Доктор промолчала, затем, после длительной паузы, заговорила опять:
— Луку бы, живых витаминов. Впрочем, поздно, все уже поздно, Таня.
— Я достану, достану, Анна Семеновна.
— Постарайся. Тебе это очень полезно. — Она встретилась с Таниным взглядом и добавила: — И маме, разумеется.
— Я достану, — заверила Таня. — Только ничего маме не говорите. Она не разрешает ходить одной на Андреевский рынок. Я — по секрету.
Выбор
Папиросы ценились выше золота и хрусталя, но в доме — ни хрусталя, ни золота, ни табака. С чем же идти на рынок?
Надо взять такое, чего мама не скоро хватится. И чтоб не очень тяжелое. И не громоздкое…
Труднее же всего было преодолеть внутреннее ограничение. Таня никогда не совершала ничего подобного, вообще не делала ничего серьезного без ведома старших. Сейчас не к кому обратиться за советом, не у кого просить разрешения. Мама… Остальных уже нет. Бабушки, Жени, Леки, дяди Васи, дяди Леши. Нет ни Миши, ни Нины.
Что же понести на Андреевский рынок?
За серебряные карманные часы дадут штук… несколько луковичек. Но часы — память о дяде Васе.
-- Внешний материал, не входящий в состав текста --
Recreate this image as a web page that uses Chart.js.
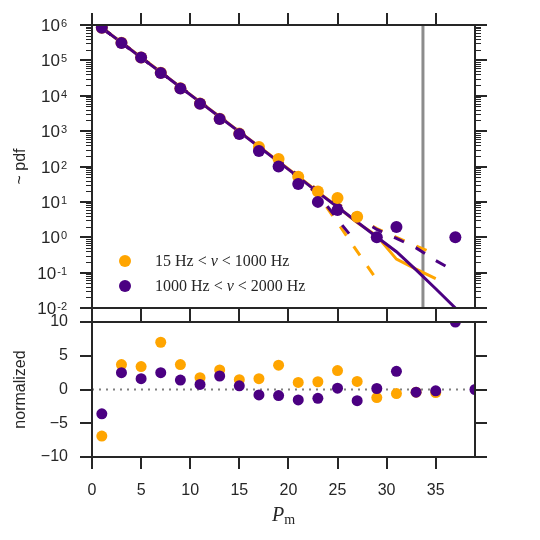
<!DOCTYPE html>
<html lang="en">
<head>
<meta charset="UTF-8" />
<title>P_m distribution</title>
<style>
  body { margin: 0; background: #fff; }
  #wrap { position: relative; width: 540px; height: 540px; }
  canvas { position: absolute; left: 0; top: 0; }
</style>
</head>
<body>
<div id="wrap">
  <canvas id="topChart" width="540" height="540"></canvas>
  <canvas id="bottomChart" width="540" height="540"></canvas>
</div>
<script src="https://cdn.jsdelivr.net/npm/chart.js"></script>
<script>
// bins of P_m
const pBins = [1, 3, 5, 7, 9, 11, 13, 15, 17, 19, 21, 23, 25, 27, 29, 31, 33, 35, 37, 39];

// measured pdf (top panel)
const pdfLow  = [8.4e5, 3.15e5, 1.21e5, 4.5e4, 1.62e4, 6.0e3, 2.25e3, 850, 355, 162, 51, 19.5, 12.9, 3.8, null, null, null, null, null, null];
const pdfHigh = [8.3e5, 3.1e5, 1.2e5, 4.4e4, 1.6e4, 5.9e3, 2.2e3, 830, 275, 100, 32, 10, 5.9, null, 1.0, 1.95, null, null, 1.0, null];

// model curves (solid, dashed, steep dashed)
const solidLow   = [8.4e5, 3.2e5, 1.22e5, 4.7e4, 1.76e4, 6.7e3, 2.55e3, 970, 370, 138, 52, 19, 7.3, 2.6, 1.1, 0.24, 0.125, 0.068, null, null];
const solidHigh  = [8.3e5, 3.2e5, 1.2e5, 4.6e4, 1.74e4, 6.6e3, 2.5e3, 955, 363, 135, 51, 18.6, 7.2, 2.7, 1.02, 0.39, 0.12, 0.035, 0.01, null];
const dashedLow  = [8.4e5, 3.2e5, 1.22e5, 4.7e4, 1.78e4, 6.8e3, 2.6e3, 990, 385, 148, 57, 21.5, 9.1, 3.8, 1.75, 1.0, 0.57, 0.33, null, null];
const dashedHigh = [8.3e5, 3.15e5, 1.2e5, 4.6e4, 1.75e4, 6.7e3, 2.55e3, 980, 380, 145, 56, 21, 8.9, 3.7, 1.66, 0.93, 0.5, 0.22, 0.107, null];
const steepLow   = [8.4e5, 3.2e5, 1.22e5, 4.7e4, 1.76e4, 6.7e3, 2.55e3, 965, 365, 138, 50, 16, 2.6, 0.4, 0.063, null, null, null, null, null];
const steepHigh  = [8.3e5, 3.15e5, 1.2e5, 4.6e4, 1.74e4, 6.6e3, 2.5e3, 950, 360, 133, 48, 16.6, 3.2, 0.66, null, null, null, null, null, null];

// normalized residuals (bottom panel)
const normLow  = [-6.9, 3.7, 3.4, 7.0, 3.7, 1.75, 2.9, 1.45, 1.6, 3.6, 1.05, 1.15, 2.8, 1.2, -1.2, -0.6, -0.4, -0.45, null, null];
const normHigh = [-3.6, 2.5, 1.6, 2.5, 1.4, 0.75, 2.0, 0.55, -0.8, -0.9, -1.55, -1.3, 0.2, -1.65, 0.15, 2.7, -0.4, -0.2, 10, 0];

const cutoffP = 33.7;
const xRange = [0, 39];
const xTicks = [0, 5, 10, 15, 20, 25, 30, 35];
const yDecades = [-2, -1, 0, 1, 2, 3, 4, 5, 6];
const normTicks = [-10, -5, 0, 5, 10];
const legendRows = [
  { label: ['15 Hz < ', 'ν', ' < 1000 Hz'] },
  { label: ['1000 Hz < ', 'ν', ' < 2000 Hz'] }
];

const FRAME = '#262626';
const ORANGE = '#FFA500';
const PURPLE = '#4B0082';
const SANS = "'Liberation Sans', Arial, sans-serif";
const SERIF = "'Liberation Serif', 'Times New Roman', serif";

Chart.defaults.font.family = SANS;
Chart.defaults.color = FRAME;

function pts(ys) {
  return pBins.map((x, i) => ({ x: x, y: ys[i] })).filter(p => p.y !== null);
}

function edgeAxis(type, position, min, max, size, tickValues) {
  return {
    type: type, position: position, min: min, max: max,
    afterBuildTicks: s => { s.ticks = tickValues.map(v => ({ value: v })); },
    afterFit: s => { if (s.isHorizontal()) s.height = size; else s.width = size; },
    ticks: { display: false },
    grid: { drawOnChartArea: false, drawTicks: true, tickLength: 12, color: FRAME, lineWidth: 2 },
    border: { display: true, color: FRAME, width: 2, z: 1 }
  };
}

function curve(ys, color, dash) {
  return {
    data: pts(ys), showLine: true, borderColor: color, borderWidth: 3,
    borderDash: dash || [], pointRadius: 0, fill: false, clip: 0
  };
}

function dots(ys, color, r) {
  return {
    data: pts(ys), showLine: false, pointRadius: r, pointHoverRadius: r,
    backgroundColor: color, borderWidth: 0, clip: 0
  };
}

const majorValues = yDecades.map(e => Math.pow(10, e));

// minor log ticks, 10^n labels and legend for the top panel
const topDecor = {
  id: 'topDecor',
  afterDraw(chart) {
    const { ctx, chartArea, scales } = chart;
    const y = scales.y;
    ctx.save();
    ctx.strokeStyle = FRAME;
    ctx.lineWidth = 1;
    for (let e = yDecades[0]; e < yDecades[yDecades.length - 1]; e++) {
      for (let m = 2; m < 10; m++) {
        const py = Math.round(y.getPixelForValue(m * Math.pow(10, e))) + 0.5;
        ctx.beginPath();
        ctx.moveTo(chartArea.left - 6, py); ctx.lineTo(chartArea.left, py);
        ctx.moveTo(chartArea.right, py); ctx.lineTo(chartArea.right + 6, py);
        ctx.stroke();
      }
    }
    ctx.fillStyle = FRAME;
    ctx.textBaseline = 'alphabetic';
    ctx.textAlign = 'left';
    const right = chartArea.left - 25;
    yDecades.forEach(e => {
      const py = y.getPixelForValue(Math.pow(10, e));
      const sup = String(e);
      ctx.font = '11px ' + SANS;
      const ws = ctx.measureText(sup).width;
      ctx.font = '17px ' + SANS;
      const wb = ctx.measureText('10').width;
      ctx.fillText('10', right - ws - 1 - wb, py + 6);
      ctx.font = '11px ' + SANS;
      ctx.fillText(sup, right - ws, py + 2);
    });
    // legend
    const colors = [ORANGE, PURPLE];
    const rowY = [261, 286];
    legendRows.forEach((row, i) => {
      ctx.fillStyle = colors[i];
      ctx.beginPath();
      ctx.arc(125, rowY[i], 6, 0, Math.PI * 2);
      ctx.fill();
      ctx.fillStyle = FRAME;
      let x = 155;
      row.label.forEach((part, j) => {
        ctx.font = (j === 1 ? 'italic ' : '') + '16px ' + SERIF;
        ctx.fillText(part, x, rowY[i] + 5);
        x += ctx.measureText(part).width;
      });
    });
    ctx.restore();
  }
};

// x-axis label P_m
const bottomDecor = {
  id: 'bottomDecor',
  afterDraw(chart) {
    const { ctx, chartArea } = chart;
    ctx.save();
    ctx.fillStyle = FRAME;
    ctx.textBaseline = 'alphabetic';
    ctx.textAlign = 'left';
    ctx.font = 'italic 20px ' + SERIF;
    const wP = ctx.measureText('P').width;
    ctx.font = '14px ' + SERIF;
    const wm = ctx.measureText('m').width;
    const x0 = (chartArea.left + chartArea.right) / 2 - (wP + wm) / 2;
    ctx.font = 'italic 20px ' + SERIF;
    ctx.fillText('P', x0, 521);
    ctx.font = '14px ' + SERIF;
    ctx.fillText('m', x0 + wP, 524);
    ctx.restore();
  }
};

const commonOptions = {
  responsive: false,
  animation: false,
  devicePixelRatio: 1,
  layout: { padding: 0 },
  plugins: { legend: { display: false }, tooltip: { enabled: false } }
};

new Chart(document.getElementById('topChart'), {
  type: 'scatter',
  data: {
    datasets: [
      dots(pdfHigh, PURPLE, 6),
      dots(pdfLow, ORANGE, 6),
      curve(solidHigh, PURPLE),
      curve(dashedHigh, PURPLE, [11, 13]),
      curve(steepHigh, PURPLE, [11, 13]),
      curve(solidLow, ORANGE),
      curve(dashedLow, ORANGE, [11, 13]),
      curve(steepLow, ORANGE, [11, 13]),
      {
        data: [{ x: cutoffP, y: 1e-2 }, { x: cutoffP, y: 1e6 }],
        showLine: true, borderColor: '#8c8c8c', borderWidth: 3, pointRadius: 0, clip: 0
      }
    ]
  },
  options: Object.assign({}, commonOptions, {
    scales: {
      x: edgeAxis('linear', 'bottom', xRange[0], xRange[1], 540 - 308, xTicks),
      xTop: edgeAxis('linear', 'top', xRange[0], xRange[1], 25, xTicks),
      y: Object.assign(edgeAxis('logarithmic', 'left', 1e-2, 1e6, 92, majorValues), {
        title: { display: true, text: '~ pdf', color: FRAME, font: { size: 16 }, padding: { top: 11, bottom: 0 } }
      }),
      yRight: edgeAxis('logarithmic', 'right', 1e-2, 1e6, 65, majorValues)
    }
  }),
  plugins: [topDecor]
});

const xBottom = edgeAxis('linear', 'bottom', xRange[0], xRange[1], 540 - 457, xTicks);
xBottom.ticks = { display: true, color: FRAME, font: { size: 16 }, padding: 12, maxRotation: 0, autoSkip: false };
const yLeft = edgeAxis('linear', 'left', -10, 10, 92, normTicks);
yLeft.ticks = {
  display: true, color: FRAME, font: { size: 16 }, padding: 12,
  callback: v => (v < 0 ? '\u2212' + Math.abs(v) : String(v))
};
yLeft.title = { display: true, text: 'normalized', color: FRAME, font: { size: 16 }, padding: { top: 11, bottom: 0 } };

new Chart(document.getElementById('bottomChart'), {
  type: 'scatter',
  data: {
    datasets: [
      dots(normHigh, PURPLE, 5.5),
      dots(normLow, ORANGE, 5.5),
      {
        data: [{ x: xRange[0], y: 0 }, { x: xRange[1], y: 0 }],
        showLine: true, borderColor: '#808080', borderWidth: 2, borderDash: [2, 5], pointRadius: 0, clip: 0
      }
    ]
  },
  options: Object.assign({}, commonOptions, {
    scales: {
      x: xBottom,
      xTop: edgeAxis('linear', 'top', xRange[0], xRange[1], 322, xTicks),
      y: yLeft,
      yRight: edgeAxis('linear', 'right', -10, 10, 65, normTicks)
    }
  }),
  plugins: [bottomDecor]
});
</script>
</body>
</html>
И не годится менять дареное. Подаренное тебе. А если — тобою?
Тут ее и озарило. Турчанку-персиянку! Бабушка очень восхищалась: «Дорогая, видать. Прямо-таки эрмитажная, слоновой кости». А она из пластмассы, легкая, в кармане поместится. Не рыцарь полуметровый, полупудовый. И две их, турчанки-персиянки, совсем одинаковые. Одну смело можно пожертвовать, отдать в обмен.
Она определила свой выбор — статуэтка. Теперь маму предупредить, чтоб не волновалась напрасно.
Мама крепко спала или не поняла, что ей сказали, пробормотала что-то невнятно. Пока спит, можно сбегать на рынок, тут ведь близко…
— Я скоро вернусь, — тихо попрощалась Таня, — быстро. Так я пошла, мама.
И сама себе пожелала мысленно: «Ну, с богом».
До войны Андреевский рынок похож был на громадный аквариум. Пятьдесят лет простоял на Большом проспекте ажурный павильон из стекла и металла. Железные решетчатые рамы составляли двускатную крышу, служили стенами и фронтонами. От бомбежек и обстрелов стекла потрескались, разбились, осыпались, как черепица, как отжившие листья, еще осенью.
Весной сорок второго, в конце апреля, Васильевский остров подвергся жестокой бомбардировке и обстрелу. Разрушения и жертвы были на многих линиях, от Пятой до Двенадцатой. Сгорел Андреевский рынок, огонь уничтожил многочисленные лари на Шестой линии, доконал остов центрального павильона.
Рынок от дома в двух кварталах. Минуты ходьбы. Братья запросто бегали туда и обратно без передышки. Мама, отправляя с поручением Леку или Мишу, так и говорила: «Сына, сбегай на Андреевский».